Headmaster's Newsletter Friday 22nd January 2021
Anyone who knows me well knows that I am not very good at being told what to do. When I was growing up, I tidied my bedroom grudgingly and only after a large enough gap between my mum telling me to do so, and me actually doing it. It was, I suppose, a statement that I would conform, but on my own terms. When we are allowed to go to restaurants, I quite like to decide which one I go to. I don’t mind trying out other people’s suggestions, but there’s a little bit of me (a large bit of me) that is quite gleeful when those suggestions turn out not to be as good as my choices. I was watching one of my favourite TV programmes the other day, and in one scene the main character was criticised by his girlfriend for always going to the same restaurant, or if that one were closed, for always going to the same second choice. The main character gave in, went to his girlfriend’s choice of restaurant, but the food was so bad that they left and went back to the main character’s first choice. ‘Yes!’, I wanted to shout at the TV, ‘that’s me!’.

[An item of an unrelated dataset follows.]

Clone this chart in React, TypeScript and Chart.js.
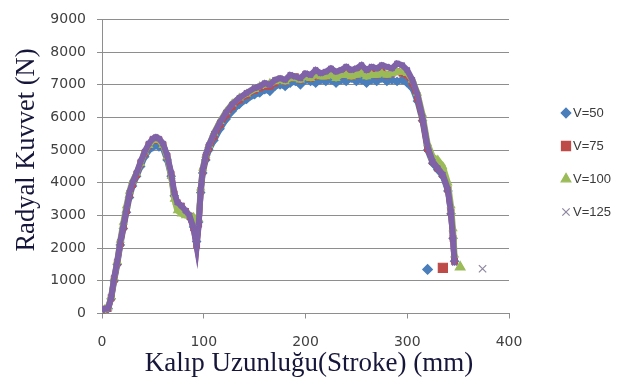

So it is interesting to be living at a time when we are being told what to do (or what not to do) a lot of the time. Although I don’t particularly like being told what to do on small things like where or what I eat, it turns out that I am reassuringly law-abiding when it comes to lockdown regulations. Maybe that’s because, despite my protestations, deep down I’m not really that much of a rebel when it comes to the important things – things that, for example, will help keep other people alive. During the first lockdown, I even walked round and round the College garden because we were told it was still important to exercise, and this was permitted outdoor exercise that kept me away from other people, even though I’d never done so before and I probably won’t do again. During this second lockdown I have made peace with the physical limitations that are placed on me, on all of us, and I simply don’t understand it when people protest that their individual liberty is being breached when they can’t have a turkey lunch with a dozen people. One way to get through this second lockdown, it seems, is to make peace with the situation and to accept that there are going to be downs and ups, frustrations and perhaps surprising joys. That is not to imply that I will spinelessly concede when I see incompetence or unfairness, but it is to accept what the American theologian Reinhold Nieburh put so well: ‘the serenity to accept the things I cannot change, courage to change the things I can, and wisdom to know the difference’.